* [Exercise description]
Output the material beneath this task exactly, images excluded.

══ Data excerpts

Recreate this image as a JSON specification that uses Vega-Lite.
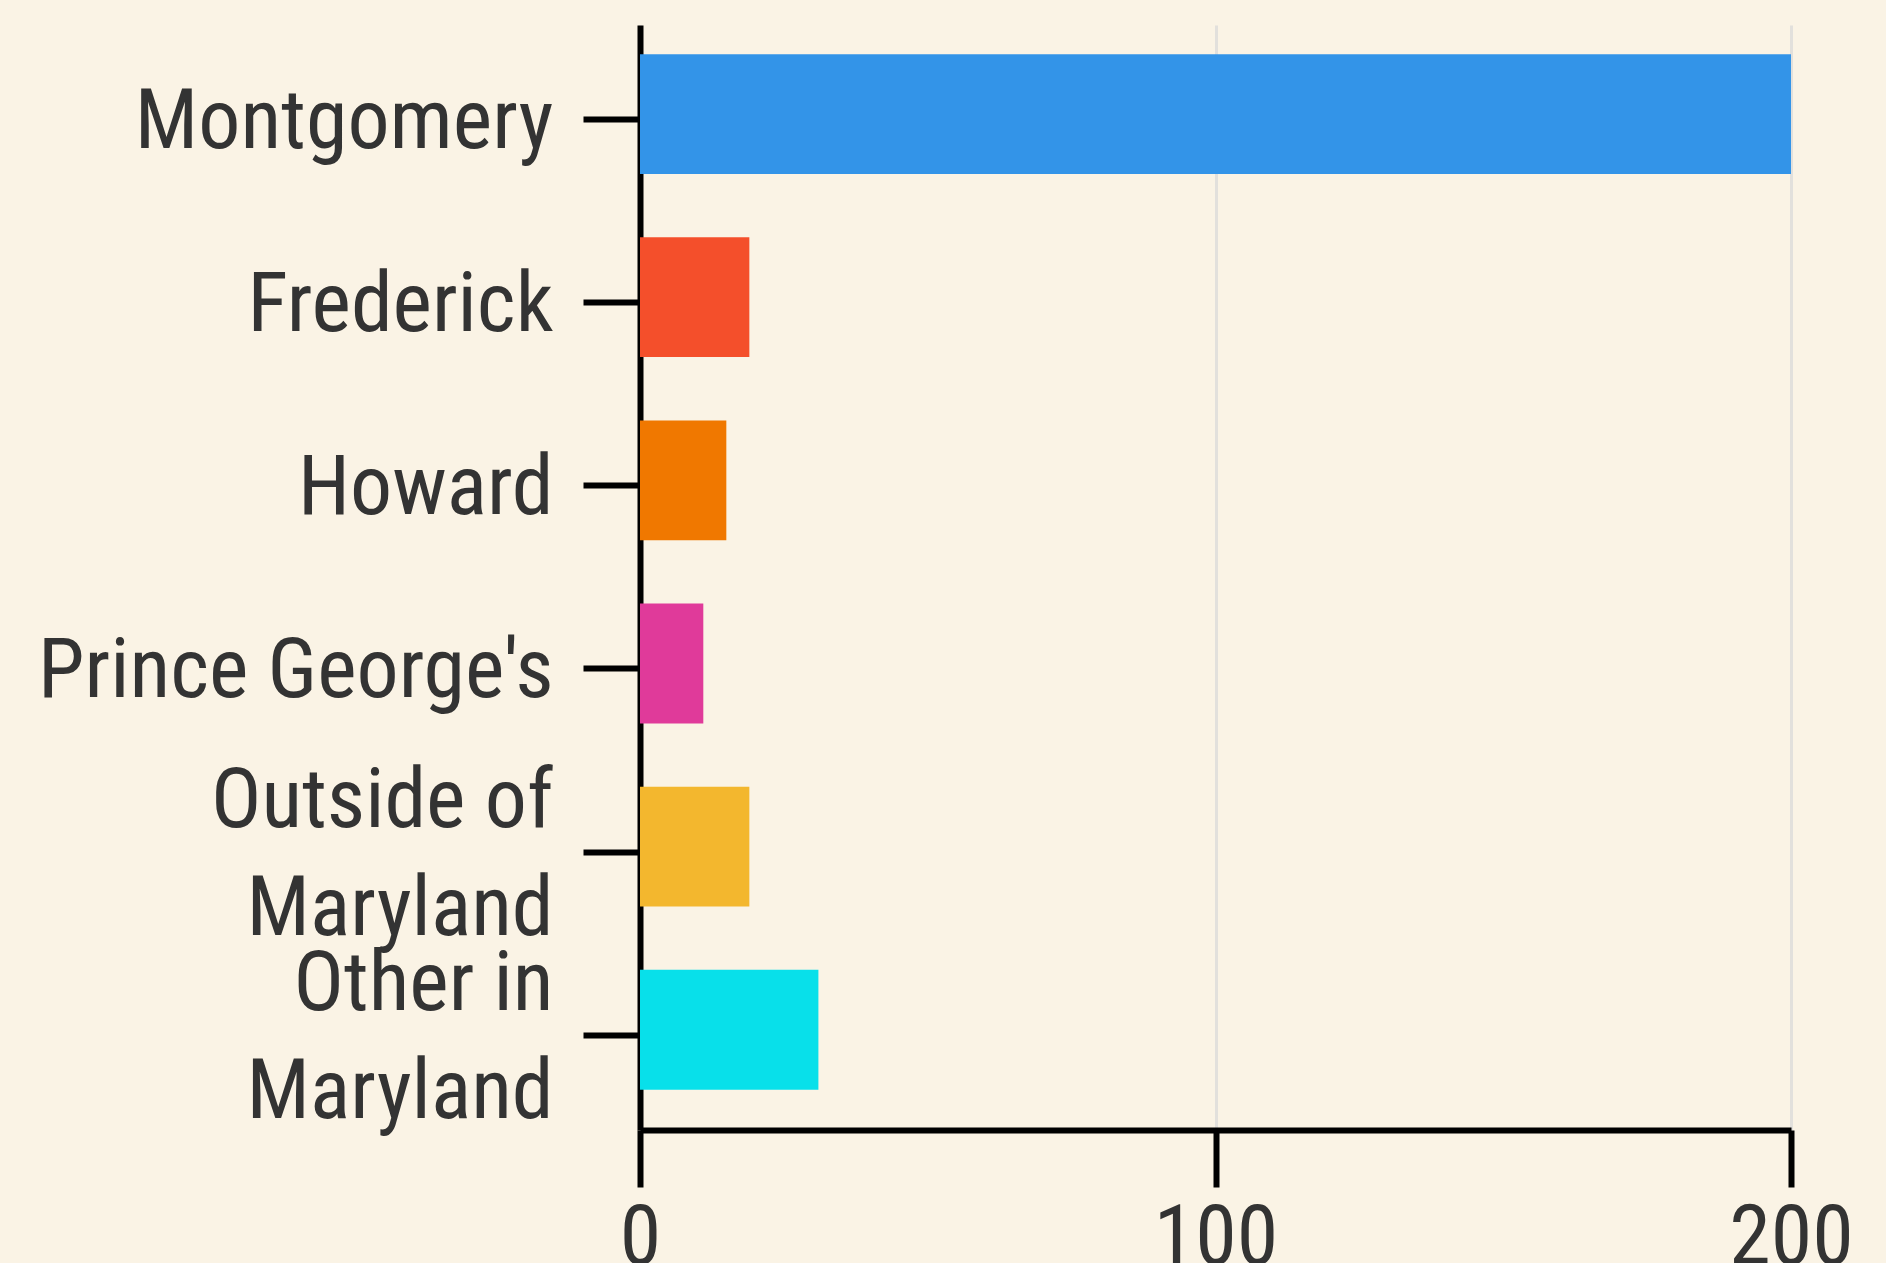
{
  "$schema": "https://vega.github.io/schema/vega-lite/v6.json",
  "width": 1151,
  "height": 1105,
  "autosize": {"type": "none"},
  "padding": {"left": 640, "top": 25, "right": 95, "bottom": 133},
  "background": "#faf3e5",
  "config": {
    "view": {"stroke": null},
    "font": "Roboto Condensed, Liberation Sans Narrow, DejaVu Sans Condensed, sans-serif"
  },
  "data": {
    "values": [
      {"region": "Montgomery", "count": 200},
      {"region": "Frederick", "count": 19},
      {"region": "Howard", "count": 15},
      {"region": "Prince George's", "count": 11},
      {"region": "Outside of Maryland", "count": 19},
      {"region": "Other in Maryland", "count": 31}
    ]
  },
  "mark": {"type": "bar"},
  "encoding": {
    "y": {
      "field": "region",
      "type": "nominal",
      "sort": null,
      "scale": {"paddingInner": 0.346, "paddingOuter": 0.19, "align": 0.42},
      "axis": {
        "title": null,
        "grid": false,
        "domainColor": "#000000",
        "domainWidth": 6,
        "tickColor": "#000000",
        "tickWidth": 6,
        "tickSize": 57,
        "tickOffset": 5,
        "labelFontSize": 84,
        "labelColor": "#333333",
        "labelPadding": 30,
        "labelLimit": 1000,
        "labelLineHeight": 108,
        "labelOffset": {"condition": {"test": "indexof(datum.value, 'Maryland') >= 0", "value": -50}, "value": 3},
        "labelExpr": "datum.value == 'Outside of Maryland' ? ['Outside of', 'Maryland'] : datum.value == 'Other in Maryland' ? ['Other in', 'Maryland'] : datum.value"
      }
    },
    "x": {
      "field": "count",
      "type": "quantitative",
      "scale": {"domain": [0, 200], "nice": false},
      "axis": {
        "title": null,
        "values": [0, 100, 200],
        "grid": true,
        "gridColor": "#e2e0dc",
        "gridWidth": 3,
        "domainColor": "#000000",
        "domainWidth": 6,
        "tickColor": "#000000",
        "tickWidth": 6,
        "tickSize": 57,
        "labelFontSize": 84,
        "labelColor": "#333333",
        "labelPadding": 10,
        "labelFlush": false
      }
    },
    "color": {
      "field": "region",
      "type": "nominal",
      "legend": null,
      "scale": {
        "domain": ["Montgomery", "Frederick", "Howard", "Prince George's", "Outside of Maryland", "Other in Maryland"],
        "range": ["#3394e8", "#f44f2b", "#f07800", "#e03a9a", "#f3b72e", "#08e0ea"]
      }
    }
  }
}
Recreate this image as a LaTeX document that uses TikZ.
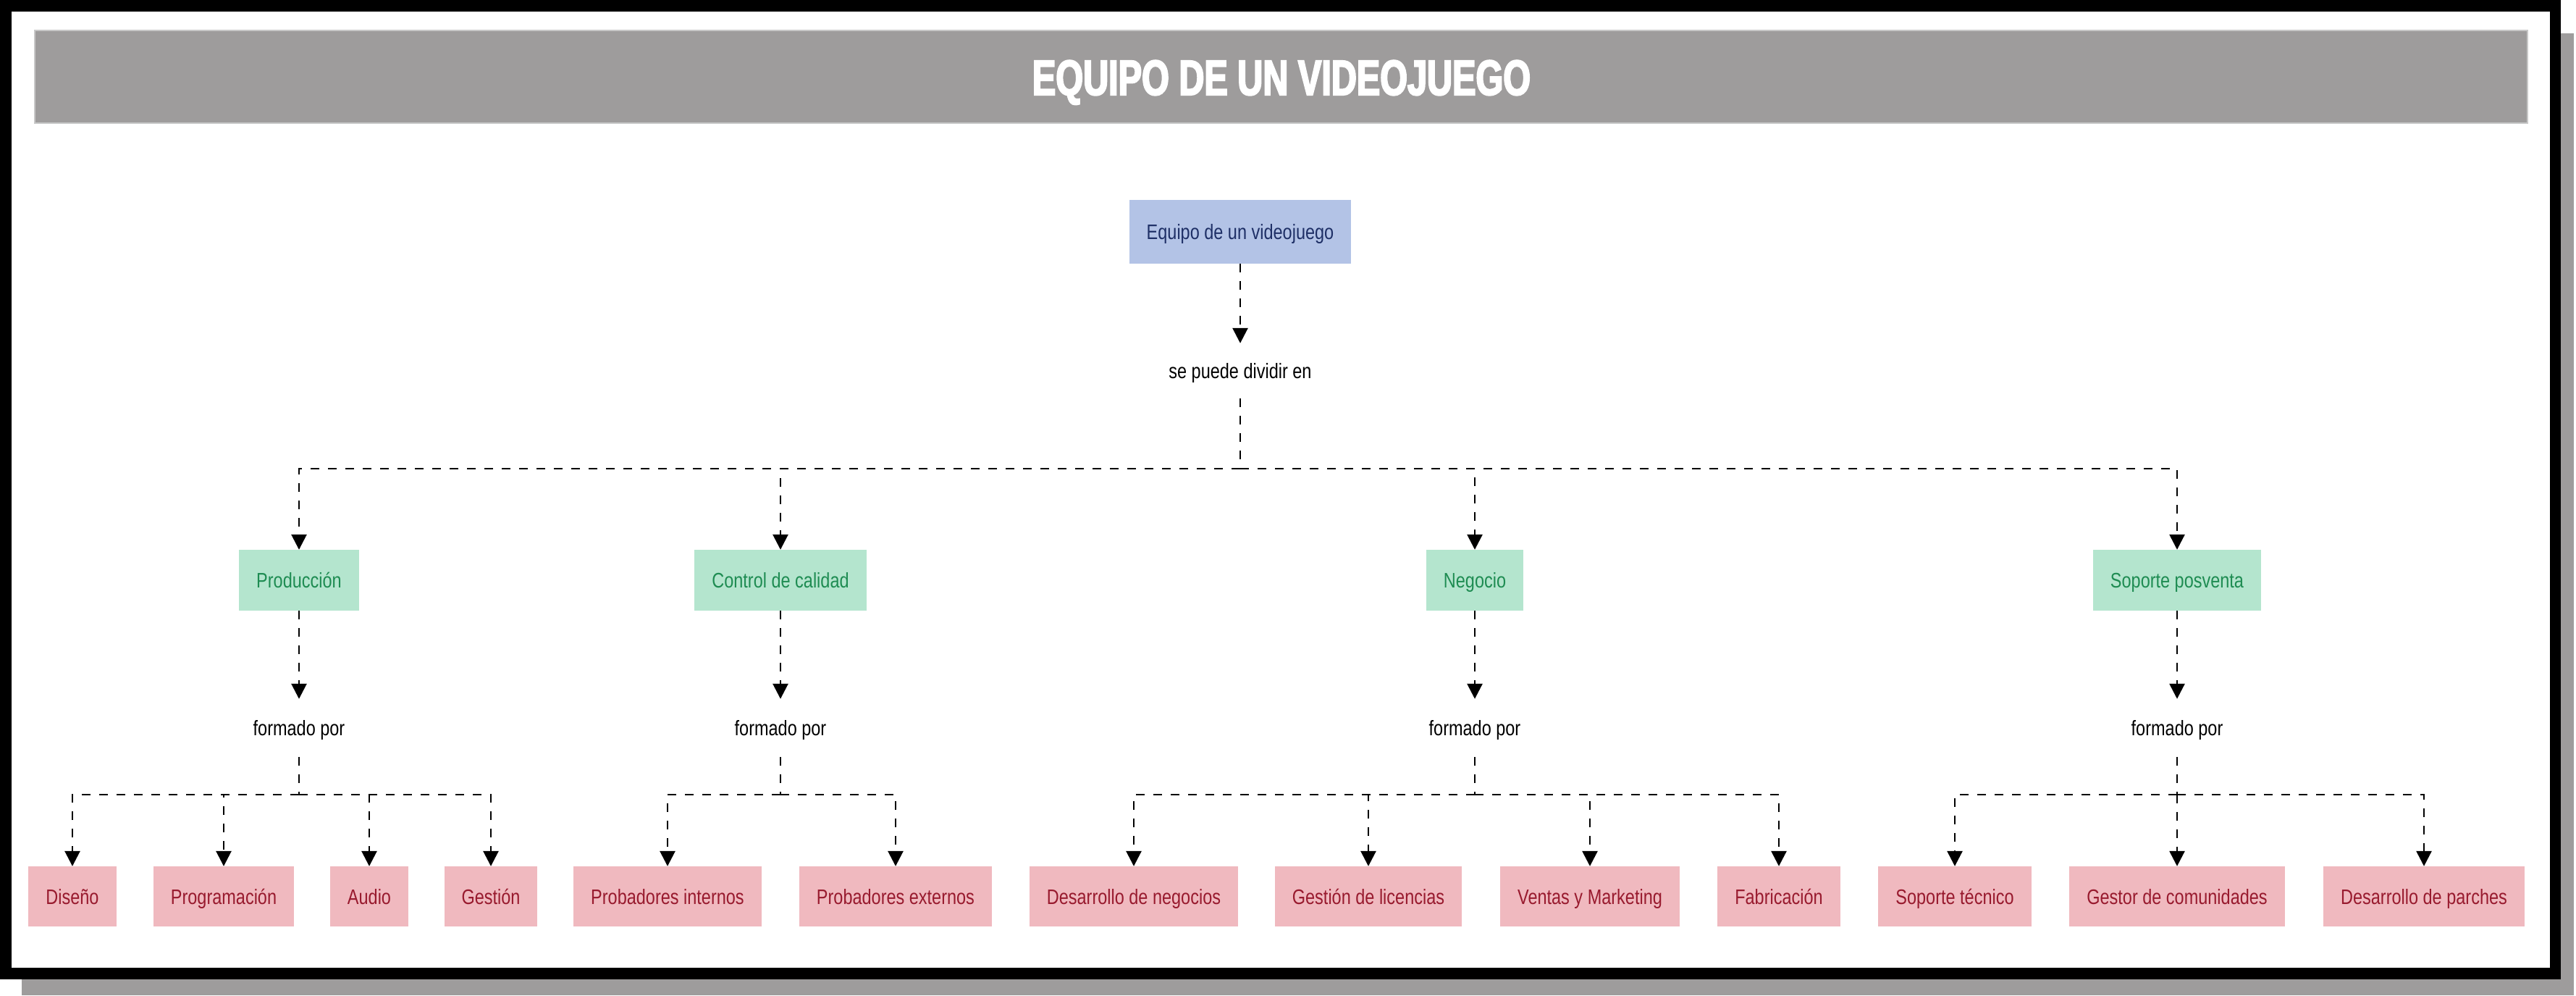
\documentclass[tikz,border=0pt]{standalone}
\usepackage{fontspec}
\setmainfont[FakeStretch=0.81]{Liberation Sans}
\newfontfamily\titlefont[FakeStretch=0.71,FakeBold=3]{Liberation Sans}
\usetikzlibrary{arrows.meta}
\definecolor{bargray}{RGB}{158,156,156}
\definecolor{barline}{RGB}{200,200,200}
\definecolor{rootfill}{RGB}{179,195,230}
\definecolor{roottext}{RGB}{30,47,102}
\definecolor{catfill}{RGB}{180,229,206}
\definecolor{cattext}{RGB}{30,140,82}
\definecolor{leaffill}{RGB}{240,185,191}
\definecolor{leaftext}{RGB}{152,26,46}
\tikzset{
  boxbase/.style={rectangle, inner xsep=24pt, inner ysep=0pt, text height=21pt, text depth=0pt,
    font=\fontsize{29pt}{34pt}\selectfont},
  rootbox/.style={boxbase, fill=rootfill, text=roottext, minimum height=88pt},
  catbox/.style={boxbase, fill=catfill, text=cattext, minimum height=84pt},
  leafbox/.style={boxbase, fill=leaffill, text=leaftext, minimum height=83pt},
  lblnode/.style={boxbase, text=black, minimum height=80pt},
  conn/.style={draw=black, line width=2.8pt, dash pattern=on 12pt off 12pt},
  arr/.style={conn, -{Triangle[length=21pt,width=21pt]}},
  titletext/.style={text=white, font=\titlefont\bfseries\fontsize{68.4pt}{80pt}\selectfont, inner sep=0pt}
}
\begin{document}
\begin{tikzpicture}[x=1pt,y=-1pt]
\useasboundingbox (0,0) rectangle (3558,1374);
% frame with shadow
\fill[bargray] (30,46) rectangle (3555,1374);
\fill[black] (0,0) rectangle (3537,1352);
\fill[white] (16,16) rectangle (3522,1336);
% title bar
\filldraw[fill=bargray, draw=barline, line width=1.5pt] (48,42) rectangle (3491,170);
\node[titletext, anchor=base] (title) at (1770,131) {EQUIPO DE UN VIDEOJUEGO};

% root
\node[rootbox] (root) at (1713,320) {Equipo de un videojuego};
\node[lblnode, minimum height=76pt] (lbl0) at (1713,512) {se puede dividir en};
\coordinate (b0) at (1713,647);

% categories
\node[catbox] (c1) at (413,801) {Producción};
\node[catbox] (c2) at (1078,801) {Control de calidad};
\node[catbox] (c3) at (2037,801) {Negocio};
\node[catbox] (c4) at (3007,801) {Soporte posventa};

% formado por labels
\node[lblnode] (f1) at (413,1005) {formado por};
\node[lblnode] (f2) at (1078,1005) {formado por};
\node[lblnode] (f3) at (2037,1005) {formado por};
\node[lblnode] (f4) at (3007,1005) {formado por};
\coordinate (b1) at (413,1097);
\coordinate (b2) at (1078,1097);
\coordinate (b3) at (2037,1097);
\coordinate (b4) at (3007,1097);

% leaves
\node[leafbox] (l11) at (100,1237.5) {Diseño};
\node[leafbox] (l12) at (309,1237.5) {Programación};
\node[leafbox] (l13) at (510,1237.5) {Audio};
\node[leafbox] (l14) at (678,1237.5) {Gestión};
\node[leafbox] (l21) at (922,1237.5) {Probadores internos};
\node[leafbox] (l22) at (1237,1237.5) {Probadores externos};
\node[leafbox] (l31) at (1566,1237.5) {Desarrollo de negocios};
\node[leafbox] (l32) at (1890,1237.5) {Gestión de licencias};
\node[leafbox] (l33) at (2196,1237.5) {Ventas y Marketing};
\node[leafbox] (l34) at (2457,1237.5) {Fabricación};
\node[leafbox] (l41) at (2700,1237.5) {Soporte técnico};
\node[leafbox] (l42) at (3007,1237.5) {Gestor de comunidades};
\node[leafbox] (l43) at (3348,1237.5) {Desarrollo de parches};

% connectors
\draw[arr] (root) -- (lbl0);
\draw[conn] (lbl0) -- (b0);
\foreach \c in {c1,c2,c3,c4} \draw[arr] (b0) -| (\c.north);
\foreach \i in {1,2,3,4} {
  \draw[arr] (c\i) -- (f\i);
  \draw[conn] (f\i) -- (b\i);
}
\foreach \l in {l11,l12,l13,l14} \draw[arr] (b1) -| (\l.north);
\foreach \l in {l21,l22} \draw[arr] (b2) -| (\l.north);
\foreach \l in {l31,l32,l33,l34} \draw[arr] (b3) -| (\l.north);
\foreach \l in {l41,l43} \draw[arr] (b4) -| (\l.north);
\draw[arr] (b4) -- (l42.north);
\end{tikzpicture}
\end{document}
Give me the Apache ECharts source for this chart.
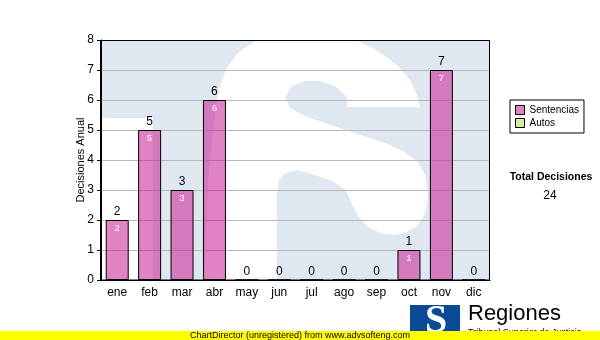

════

* [Result of the exercise]
Recreate this image as a JSON specification that uses Vega-Lite.
{
  "$schema": "https://vega.github.io/schema/vega-lite/v6.json",
  "width": 1151,
  "height": 1105,
  "autosize": {"type": "none"},
  "padding": {"left": 640, "top": 25, "right": 95, "bottom": 133},
  "background": "#faf3e5",
  "config": {
    "view": {"stroke": null},
    "font": "Roboto Condensed, Liberation Sans Narrow, DejaVu Sans Condensed, sans-serif"
  },
  "data": {
    "values": [
      {"region": "Montgomery", "count": 200},
      {"region": "Frederick", "count": 19},
      {"region": "Howard", "count": 15},
      {"region": "Prince George's", "count": 11},
      {"region": "Outside of Maryland", "count": 19},
      {"region": "Other in Maryland", "count": 31}
    ]
  },
  "mark": {"type": "bar"},
  "encoding": {
    "y": {
      "field": "region",
      "type": "nominal",
      "sort": null,
      "scale": {"paddingInner": 0.346, "paddingOuter": 0.19, "align": 0.42},
      "axis": {
        "title": null,
        "grid": false,
        "domainColor": "#000000",
        "domainWidth": 6,
        "tickColor": "#000000",
        "tickWidth": 6,
        "tickSize": 57,
        "tickOffset": 5,
        "labelFontSize": 84,
        "labelColor": "#333333",
        "labelPadding": 30,
        "labelLimit": 1000,
        "labelLineHeight": 108,
        "labelOffset": {"condition": {"test": "indexof(datum.value, 'Maryland') >= 0", "value": -50}, "value": 3},
        "labelExpr": "datum.value == 'Outside of Maryland' ? ['Outside of', 'Maryland'] : datum.value == 'Other in Maryland' ? ['Other in', 'Maryland'] : datum.value"
      }
    },
    "x": {
      "field": "count",
      "type": "quantitative",
      "scale": {"domain": [0, 200], "nice": false},
      "axis": {
        "title": null,
        "values": [0, 100, 200],
        "grid": true,
        "gridColor": "#e2e0dc",
        "gridWidth": 3,
        "domainColor": "#000000",
        "domainWidth": 6,
        "tickColor": "#000000",
        "tickWidth": 6,
        "tickSize": 57,
        "labelFontSize": 84,
        "labelColor": "#333333",
        "labelPadding": 10,
        "labelFlush": false
      }
    },
    "color": {
      "field": "region",
      "type": "nominal",
      "legend": null,
      "scale": {
        "domain": ["Montgomery", "Frederick", "Howard", "Prince George's", "Outside of Maryland", "Other in Maryland"],
        "range": ["#3394e8", "#f44f2b", "#f07800", "#e03a9a", "#f3b72e", "#08e0ea"]
      }
    }
  }
}
Recreate this image as a LaTeX document that uses TikZ.
\documentclass[tikz,border=0pt]{standalone}
\usepackage{fontspec}
\setmainfont[FakeStretch=0.81]{Liberation Sans}
\newfontfamily\titlefont[FakeStretch=0.71,FakeBold=3]{Liberation Sans}
\usetikzlibrary{arrows.meta}
\definecolor{bargray}{RGB}{158,156,156}
\definecolor{barline}{RGB}{200,200,200}
\definecolor{rootfill}{RGB}{179,195,230}
\definecolor{roottext}{RGB}{30,47,102}
\definecolor{catfill}{RGB}{180,229,206}
\definecolor{cattext}{RGB}{30,140,82}
\definecolor{leaffill}{RGB}{240,185,191}
\definecolor{leaftext}{RGB}{152,26,46}
\tikzset{
  boxbase/.style={rectangle, inner xsep=24pt, inner ysep=0pt, text height=21pt, text depth=0pt,
    font=\fontsize{29pt}{34pt}\selectfont},
  rootbox/.style={boxbase, fill=rootfill, text=roottext, minimum height=88pt},
  catbox/.style={boxbase, fill=catfill, text=cattext, minimum height=84pt},
  leafbox/.style={boxbase, fill=leaffill, text=leaftext, minimum height=83pt},
  lblnode/.style={boxbase, text=black, minimum height=80pt},
  conn/.style={draw=black, line width=2.8pt, dash pattern=on 12pt off 12pt},
  arr/.style={conn, -{Triangle[length=21pt,width=21pt]}},
  titletext/.style={text=white, font=\titlefont\bfseries\fontsize{68.4pt}{80pt}\selectfont, inner sep=0pt}
}
\begin{document}
\begin{tikzpicture}[x=1pt,y=-1pt]
\useasboundingbox (0,0) rectangle (3558,1374);
% frame with shadow
\fill[bargray] (30,46) rectangle (3555,1374);
\fill[black] (0,0) rectangle (3537,1352);
\fill[white] (16,16) rectangle (3522,1336);
% title bar
\filldraw[fill=bargray, draw=barline, line width=1.5pt] (48,42) rectangle (3491,170);
\node[titletext, anchor=base] (title) at (1770,131) {EQUIPO DE UN VIDEOJUEGO};

% root
\node[rootbox] (root) at (1713,320) {Equipo de un videojuego};
\node[lblnode, minimum height=76pt] (lbl0) at (1713,512) {se puede dividir en};
\coordinate (b0) at (1713,647);

% categories
\node[catbox] (c1) at (413,801) {Producción};
\node[catbox] (c2) at (1078,801) {Control de calidad};
\node[catbox] (c3) at (2037,801) {Negocio};
\node[catbox] (c4) at (3007,801) {Soporte posventa};

% formado por labels
\node[lblnode] (f1) at (413,1005) {formado por};
\node[lblnode] (f2) at (1078,1005) {formado por};
\node[lblnode] (f3) at (2037,1005) {formado por};
\node[lblnode] (f4) at (3007,1005) {formado por};
\coordinate (b1) at (413,1097);
\coordinate (b2) at (1078,1097);
\coordinate (b3) at (2037,1097);
\coordinate (b4) at (3007,1097);

% leaves
\node[leafbox] (l11) at (100,1237.5) {Diseño};
\node[leafbox] (l12) at (309,1237.5) {Programación};
\node[leafbox] (l13) at (510,1237.5) {Audio};
\node[leafbox] (l14) at (678,1237.5) {Gestión};
\node[leafbox] (l21) at (922,1237.5) {Probadores internos};
\node[leafbox] (l22) at (1237,1237.5) {Probadores externos};
\node[leafbox] (l31) at (1566,1237.5) {Desarrollo de negocios};
\node[leafbox] (l32) at (1890,1237.5) {Gestión de licencias};
\node[leafbox] (l33) at (2196,1237.5) {Ventas y Marketing};
\node[leafbox] (l34) at (2457,1237.5) {Fabricación};
\node[leafbox] (l41) at (2700,1237.5) {Soporte técnico};
\node[leafbox] (l42) at (3007,1237.5) {Gestor de comunidades};
\node[leafbox] (l43) at (3348,1237.5) {Desarrollo de parches};

% connectors
\draw[arr] (root) -- (lbl0);
\draw[conn] (lbl0) -- (b0);
\foreach \c in {c1,c2,c3,c4} \draw[arr] (b0) -| (\c.north);
\foreach \i in {1,2,3,4} {
  \draw[arr] (c\i) -- (f\i);
  \draw[conn] (f\i) -- (b\i);
}
\foreach \l in {l11,l12,l13,l14} \draw[arr] (b1) -| (\l.north);
\foreach \l in {l21,l22} \draw[arr] (b2) -| (\l.north);
\foreach \l in {l31,l32,l33,l34} \draw[arr] (b3) -| (\l.north);
\foreach \l in {l41,l43} \draw[arr] (b4) -| (\l.north);
\draw[arr] (b4) -- (l42.north);
\end{tikzpicture}
\end{document}
Give me the Apache ECharts source for this chart.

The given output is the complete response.